On February 27, 2026, the NFL officially announced that the salary cap for the upcoming season has been set at $301.2 million per club. This represents a massive $22 million increase from the $279.2 million cap in 2025. It marks the third consecutive year of historic cap growth, reshaping the financial landscape of the league just weeks before the new league year begins on March 11.

While the raw financial numbers are staggering—total projected player costs will exceed $10 billion league-wide—the immediate question for dynasty managers and fantasy analysts is: How does this change the game?

The "Middle Class" Squeeze Loosens

In recent years, the NFL middle class—particularly veteran running backs and secondary wide receivers—faced a severe financial squeeze as teams hoarded cap space for premier quarterbacks and edge rushers. The $301.2 million cap provides an immediate relief valve.

Franchises that were previously projected to be in the red now find themselves with breathing room to retain competent skill position players rather than outright releasing them. For fantasy purposes, this means more continuity for veterans who might otherwise have been cap casualties. Stability in offensive systems often translates to predictable fantasy production, which is a boon for managers holding aging assets.

A Boost to the Free-Agent Market

The inflated salary cap creates a textbook supply-and-demand scenario. With multiple teams suddenly flush with cash, bidding wars for top-tier free agents will intensify.

For fantasy managers, this means players hitting the open market have a higher probability of landing lucrative, long-term deals. A significant contract usually signals a massive commitment by the franchise, practically guaranteeing major target shares or backfield touches. Whenever a running back or wide receiver secures a market-resetting deal under this new cap, their dynasty value should experience an immediate, insulated bump based purely on financial security.

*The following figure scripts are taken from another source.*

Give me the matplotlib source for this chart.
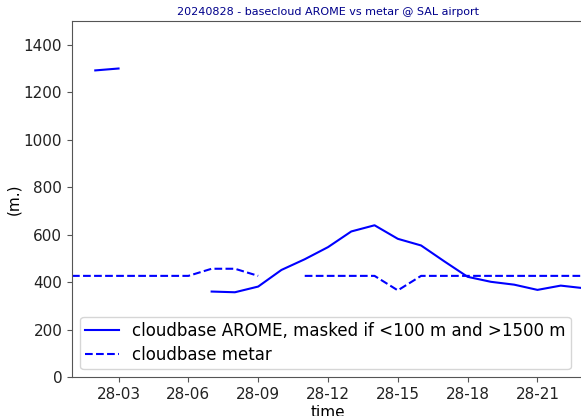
import numpy as np
import pandas as pd
import matplotlib
matplotlib.use("Agg")
import matplotlib.pyplot as plt
import matplotlib.dates as mdates

times = pd.date_range("2024-08-28 01:00", "2024-08-28 23:00", freq="h")
# hours 01..23
arome = [np.nan, 1292, 1300, np.nan, np.nan, np.nan, 361, 358, 382, 452, 497, 548,
         614, 640, 583, 555, 488, 423, 402, 390, 368, 386, 375]
metar = [427, 427, 427, 427, 427, 427, 457, 457, 427, np.nan, 427, 427,
         427, 427, 366, 427, 427, 427, 427, 427, 427, 427, 427]

arome = np.array(arome, dtype=float)
metar = np.array(metar, dtype=float)

fig = plt.figure(figsize=(5.81, 4.16), dpi=100)
ax = fig.add_axes([72/581, 1 - 377.3/416, 512/581, (377.3 - 21)/416])

ax.plot(times, arome, color="blue", lw=1.5, label="cloudbase AROME, masked if <100 m and >1500 m")
ax.plot(times, metar, color="blue", lw=1.5, ls="--", label="cloudbase metar")

ax.set_ylim(0, 1500)
ax.set_xlim(times[0], times[-1])
ax.xaxis.set_major_locator(mdates.HourLocator(byhour=range(3, 24, 3)))
ax.xaxis.set_major_formatter(mdates.DateFormatter("%d-%H"))
ax.tick_params(labelsize=11, colors="#222222")
ax.tick_params(color="#555555")
ax.set_xlabel("time", fontsize=11, labelpad=2)
ax.set_ylabel("(m.)", fontsize=11, labelpad=1.7)
ax.set_title("20240828 - basecloud AROME vs metar @ SAL airport", fontsize=8,
             color="darkblue", pad=4)
for s in ax.spines.values():
    s.set_color("#555555")
ax.legend(loc="lower left", fontsize=12, labelspacing=0.38, borderpad=0.3)

fig.savefig("out.png", dpi=100)
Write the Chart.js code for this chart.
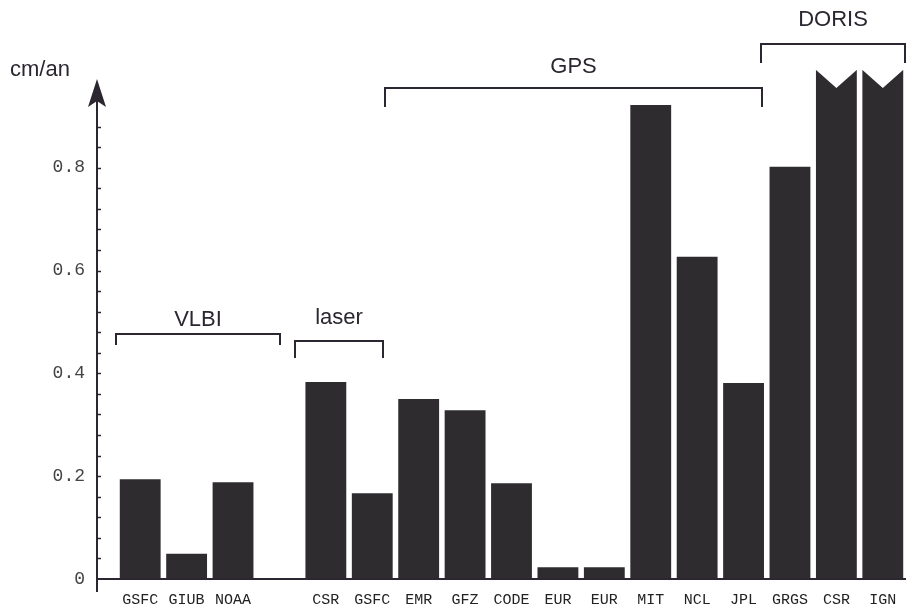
<!DOCTYPE html>
<html>
<head>
<meta charset="utf-8">
<script src="https://cdn.jsdelivr.net/npm/chart.js@4"></script>
<style>
  body { margin: 0; background: #fff; }
  canvas { display: block; }
</style>
</head>
<body>
<canvas id="rateChart" width="906" height="607"></canvas>
<script>
// centre names, a blank slot separates VLBI from laser
const centres = ["GSFC", "GIUB", "NOAA", "", "CSR", "GSFC", "EMR", "GFZ", "CODE", "EUR", "EUR", "MIT", "NCL", "JPL", "GRGS", "CSR", "IGN"];
// rates in cm/an; the last two go off the top of the scale
const rates = [0.194, 0.049, 0.188, null, 0.383, 0.167, 0.35, 0.328, 0.186, 0.023, 0.023, 0.922, 0.627, 0.381, 0.802, 1.1, 1.1];
const brokenBars = [15, 16];
const tickValues = [0, 0.2, 0.4, 0.6, 0.8];
const minorStep = 0.04;
const yMax = 0.99;

const ink = "#2b2630";
const barColor = "#2e2c2f";

const decorPlugin = {
    id: "decor",
    afterDatasetsDraw(chart) {
        const ctx = chart.ctx;
        const meta = chart.getDatasetMeta(0);
        const top = chart.chartArea.top;
        ctx.save();
        ctx.fillStyle = "#fff";
        brokenBars.forEach((i) => {
            const bar = meta.data[i];
            const half = bar.width / 2;
            ctx.beginPath();
            ctx.moveTo(bar.x - half - 1, top - 1);
            ctx.lineTo(bar.x, top + 18);
            ctx.lineTo(bar.x + half + 1, top - 1);
            ctx.closePath();
            ctx.fill();
        });
        ctx.restore();
    },
    afterDraw(chart) {
        const ctx = chart.ctx;
        const y = chart.scales.y;
        const axisX = 97;
        const base = y.getPixelForValue(0);
        ctx.save();
        ctx.strokeStyle = ink;
        ctx.fillStyle = ink;
        ctx.lineWidth = 2;

        // baseline and vertical axis
        ctx.beginPath();
        ctx.moveTo(axisX, base);
        ctx.lineTo(chart.width, base);
        ctx.moveTo(axisX, base + 13);
        ctx.lineTo(axisX, 92);
        ctx.stroke();

        // minor ticks
        ctx.lineWidth = 1.5;
        ctx.beginPath();
        for (let v = minorStep; v < 0.9; v += minorStep) {
            const py = Math.round(y.getPixelForValue(v)) + 0.5;
            ctx.moveTo(axisX, py);
            ctx.lineTo(axisX + 4, py);
        }
        ctx.stroke();

        // arrow head
        ctx.beginPath();
        ctx.moveTo(axisX, 79);
        ctx.lineTo(axisX + 9, 107);
        ctx.lineTo(axisX, 101);
        ctx.lineTo(axisX - 9, 107);
        ctx.closePath();
        ctx.fill();

        // group brackets
        ctx.lineWidth = 2;
        const brackets = [
            { text: "VLBI", x0: 116, x1: 280, y: 334, drop: 11, ty: 320 },
            { text: "laser", x0: 295, x1: 383, y: 341, drop: 17, ty: 318 },
            { text: "GPS", x0: 385, x1: 762, y: 88, drop: 19, ty: 67 },
            { text: "DORIS", x0: 761, x1: 905, y: 44, drop: 19, ty: 20 },
        ];
        ctx.font = "22px 'Liberation Sans', Arial, sans-serif";
        ctx.textAlign = "center";
        ctx.textBaseline = "middle";
        brackets.forEach((b) => {
            ctx.beginPath();
            ctx.moveTo(b.x0, b.y + b.drop);
            ctx.lineTo(b.x0, b.y);
            ctx.lineTo(b.x1, b.y);
            ctx.lineTo(b.x1, b.y + b.drop);
            ctx.stroke();
            ctx.fillText(b.text, (b.x0 + b.x1) / 2, b.ty);
        });

        // unit label
        ctx.textAlign = "left";
        ctx.fillText("cm/an", 10, 70);
        ctx.restore();
    },
};

new Chart(document.getElementById("rateChart"), {
    type: "bar",
    data: {
        labels: centres,
        datasets: [
            {
                data: rates,
                backgroundColor: barColor,
                borderWidth: 0,
                categoryPercentage: 1,
                barPercentage: 0.88,
            },
        ],
    },
    options: {
        responsive: false,
        animation: false,
        layout: { padding: { top: 70, right: 0, left: 0, bottom: 0 } },
        plugins: {
            legend: { display: false },
            tooltip: { enabled: false },
        },
        scales: {
            x: {
                grid: { display: false, drawTicks: false },
                border: { display: false },
                afterFit: (scale) => {
                    scale.height = 28;
                    scale.paddingLeft = 0;
                    scale.paddingRight = 0;
                },
                ticks: {
                    padding: 12,
                    autoSkip: false,
                    maxRotation: 0,
                    color: "#222",
                    font: { family: "'Liberation Mono', monospace", size: 15 },
                },
            },
            y: {
                min: 0,
                max: yMax,
                grid: { display: false, drawTicks: false },
                border: { display: false },
                afterFit: (scale) => {
                    scale.width = 117;
                    scale.paddingTop = 0;
                    scale.paddingBottom = 0;
                },
                afterBuildTicks: (scale) => {
                    scale.ticks = tickValues.map((v) => ({ value: v }));
                },
                ticks: {
                    padding: 32,
                    color: "#444",
                    font: { family: "'Liberation Mono', monospace", size: 18 },
                    callback: (v) => (v === 0 ? "0" : v.toFixed(1)),
                },
            },
        },
    },
    plugins: [decorPlugin],
});
</script>
</body>
</html>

The Quarterback Contract Ripple Effect

The record cap also fundamentally alters how front offices handle elite quarterback contracts. As seen with the Kansas City Chiefs restructuring Patrick Mahomes' deal to clear over $43 million just days before the cap announcement, shrewd organizations utilize the expanding cap to aggressively push money into the future.

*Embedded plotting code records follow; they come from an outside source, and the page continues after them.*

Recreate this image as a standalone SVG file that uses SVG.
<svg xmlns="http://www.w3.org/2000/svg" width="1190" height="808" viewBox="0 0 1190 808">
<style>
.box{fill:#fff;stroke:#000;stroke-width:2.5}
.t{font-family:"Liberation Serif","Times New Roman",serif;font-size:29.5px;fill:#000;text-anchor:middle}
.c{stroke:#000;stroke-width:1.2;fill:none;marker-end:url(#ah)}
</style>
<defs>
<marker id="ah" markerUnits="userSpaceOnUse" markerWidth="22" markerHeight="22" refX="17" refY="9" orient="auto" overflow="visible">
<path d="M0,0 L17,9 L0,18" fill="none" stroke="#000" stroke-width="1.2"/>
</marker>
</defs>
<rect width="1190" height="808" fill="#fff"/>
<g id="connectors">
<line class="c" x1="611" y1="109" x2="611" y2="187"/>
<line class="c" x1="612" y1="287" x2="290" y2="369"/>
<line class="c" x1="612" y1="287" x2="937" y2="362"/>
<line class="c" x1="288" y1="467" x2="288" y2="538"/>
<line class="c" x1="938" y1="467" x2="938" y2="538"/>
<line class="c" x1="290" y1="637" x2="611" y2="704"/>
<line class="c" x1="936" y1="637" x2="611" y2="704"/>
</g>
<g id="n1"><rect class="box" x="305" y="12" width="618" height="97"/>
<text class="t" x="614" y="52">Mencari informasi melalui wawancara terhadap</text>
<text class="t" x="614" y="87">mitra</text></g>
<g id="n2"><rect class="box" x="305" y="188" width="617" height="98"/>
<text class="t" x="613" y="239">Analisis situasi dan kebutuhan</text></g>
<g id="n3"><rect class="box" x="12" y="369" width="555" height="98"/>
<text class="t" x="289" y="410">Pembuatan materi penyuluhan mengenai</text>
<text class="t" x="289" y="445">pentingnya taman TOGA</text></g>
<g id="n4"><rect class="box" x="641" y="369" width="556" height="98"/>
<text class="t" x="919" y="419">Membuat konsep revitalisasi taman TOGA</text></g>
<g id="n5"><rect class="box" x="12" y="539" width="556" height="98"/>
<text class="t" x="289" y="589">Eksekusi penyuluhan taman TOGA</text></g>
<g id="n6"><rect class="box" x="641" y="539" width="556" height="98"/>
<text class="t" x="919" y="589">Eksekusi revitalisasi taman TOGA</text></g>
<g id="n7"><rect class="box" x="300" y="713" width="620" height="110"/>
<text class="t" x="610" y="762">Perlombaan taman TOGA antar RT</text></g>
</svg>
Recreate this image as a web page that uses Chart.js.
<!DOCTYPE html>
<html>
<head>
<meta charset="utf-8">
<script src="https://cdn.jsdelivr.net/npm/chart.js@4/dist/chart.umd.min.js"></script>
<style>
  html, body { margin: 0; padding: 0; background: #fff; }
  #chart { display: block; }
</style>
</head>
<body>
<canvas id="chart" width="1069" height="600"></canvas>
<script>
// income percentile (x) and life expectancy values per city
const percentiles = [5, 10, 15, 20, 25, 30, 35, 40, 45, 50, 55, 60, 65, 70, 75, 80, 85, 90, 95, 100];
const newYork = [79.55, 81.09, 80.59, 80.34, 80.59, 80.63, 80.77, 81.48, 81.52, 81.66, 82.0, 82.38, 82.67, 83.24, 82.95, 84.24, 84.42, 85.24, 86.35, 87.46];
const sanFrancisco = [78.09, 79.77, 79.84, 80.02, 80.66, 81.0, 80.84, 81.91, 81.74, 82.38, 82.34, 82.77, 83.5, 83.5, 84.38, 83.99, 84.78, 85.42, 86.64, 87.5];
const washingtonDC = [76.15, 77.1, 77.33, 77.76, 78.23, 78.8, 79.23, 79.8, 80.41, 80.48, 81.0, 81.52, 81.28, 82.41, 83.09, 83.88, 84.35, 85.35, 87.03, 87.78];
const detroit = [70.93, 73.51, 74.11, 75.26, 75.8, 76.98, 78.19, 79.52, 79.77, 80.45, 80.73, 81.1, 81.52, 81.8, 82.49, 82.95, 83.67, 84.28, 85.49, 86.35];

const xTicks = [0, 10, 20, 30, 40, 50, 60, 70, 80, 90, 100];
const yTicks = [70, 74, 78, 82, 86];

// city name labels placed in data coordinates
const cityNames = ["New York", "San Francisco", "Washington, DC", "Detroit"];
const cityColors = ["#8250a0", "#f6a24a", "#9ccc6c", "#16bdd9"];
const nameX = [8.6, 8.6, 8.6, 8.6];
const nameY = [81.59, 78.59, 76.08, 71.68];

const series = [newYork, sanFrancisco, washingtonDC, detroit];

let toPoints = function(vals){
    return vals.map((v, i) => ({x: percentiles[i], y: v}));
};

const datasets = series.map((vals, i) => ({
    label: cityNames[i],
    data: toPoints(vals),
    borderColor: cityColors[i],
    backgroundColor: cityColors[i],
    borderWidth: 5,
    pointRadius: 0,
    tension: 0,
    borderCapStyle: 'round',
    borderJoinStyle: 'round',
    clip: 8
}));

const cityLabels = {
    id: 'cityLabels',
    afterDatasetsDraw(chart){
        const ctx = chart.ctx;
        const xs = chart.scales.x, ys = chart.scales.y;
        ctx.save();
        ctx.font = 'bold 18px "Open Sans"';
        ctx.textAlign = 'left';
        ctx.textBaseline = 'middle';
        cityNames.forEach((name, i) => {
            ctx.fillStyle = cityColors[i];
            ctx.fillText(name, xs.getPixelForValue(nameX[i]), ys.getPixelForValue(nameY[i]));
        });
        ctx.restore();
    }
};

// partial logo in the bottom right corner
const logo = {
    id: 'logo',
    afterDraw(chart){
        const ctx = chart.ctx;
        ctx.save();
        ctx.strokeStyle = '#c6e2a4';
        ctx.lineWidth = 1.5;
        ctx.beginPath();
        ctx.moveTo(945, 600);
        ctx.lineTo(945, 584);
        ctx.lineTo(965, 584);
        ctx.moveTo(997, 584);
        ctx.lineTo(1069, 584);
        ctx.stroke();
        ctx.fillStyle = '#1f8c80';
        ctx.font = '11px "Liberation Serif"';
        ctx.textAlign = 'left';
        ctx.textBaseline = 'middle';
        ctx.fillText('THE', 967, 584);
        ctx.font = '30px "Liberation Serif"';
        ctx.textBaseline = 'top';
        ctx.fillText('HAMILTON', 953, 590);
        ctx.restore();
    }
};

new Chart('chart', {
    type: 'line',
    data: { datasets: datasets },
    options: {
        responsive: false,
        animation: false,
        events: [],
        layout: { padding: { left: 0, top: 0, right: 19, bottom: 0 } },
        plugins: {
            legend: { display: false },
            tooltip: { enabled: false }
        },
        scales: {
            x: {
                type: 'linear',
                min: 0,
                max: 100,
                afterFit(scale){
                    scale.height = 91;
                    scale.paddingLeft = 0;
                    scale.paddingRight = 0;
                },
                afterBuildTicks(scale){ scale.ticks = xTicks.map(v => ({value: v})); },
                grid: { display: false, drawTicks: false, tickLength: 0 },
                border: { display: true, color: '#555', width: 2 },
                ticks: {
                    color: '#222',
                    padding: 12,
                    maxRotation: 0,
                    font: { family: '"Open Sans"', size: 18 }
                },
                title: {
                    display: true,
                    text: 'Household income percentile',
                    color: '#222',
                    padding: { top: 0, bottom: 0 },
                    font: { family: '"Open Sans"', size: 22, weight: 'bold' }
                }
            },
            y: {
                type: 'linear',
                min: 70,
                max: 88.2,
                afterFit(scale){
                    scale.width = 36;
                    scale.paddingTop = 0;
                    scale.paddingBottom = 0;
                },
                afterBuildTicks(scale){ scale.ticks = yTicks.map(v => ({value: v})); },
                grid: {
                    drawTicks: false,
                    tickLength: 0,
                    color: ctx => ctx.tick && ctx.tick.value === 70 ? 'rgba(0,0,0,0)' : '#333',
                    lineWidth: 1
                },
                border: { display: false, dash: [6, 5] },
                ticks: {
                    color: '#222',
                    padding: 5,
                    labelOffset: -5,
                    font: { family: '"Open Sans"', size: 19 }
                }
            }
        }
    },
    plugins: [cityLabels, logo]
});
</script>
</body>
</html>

When teams can easily restructure megadeals, they free up immediate cash to surround their franchise quarterbacks with better weapons. Fantasy managers should pinpoint elite quarterbacks on functionally rich teams, as those offenses are more likely to successfully add complementary wide receivers and capable pass-catching running backs in free agency.

Conclusion

The jump to $301.2 million is not just an accounting footnote; it is a catalyst for major roster reconstruction across the NFL. As the March 11 free agency frenzy approaches, fantasy managers must mentally adjust their valuation scales. Contracts that seemed absurd a year ago are now the market rate, and the teams willing to leverage this new financial flexibility will be the ones producing the highest-scoring fantasy offenses in 2026.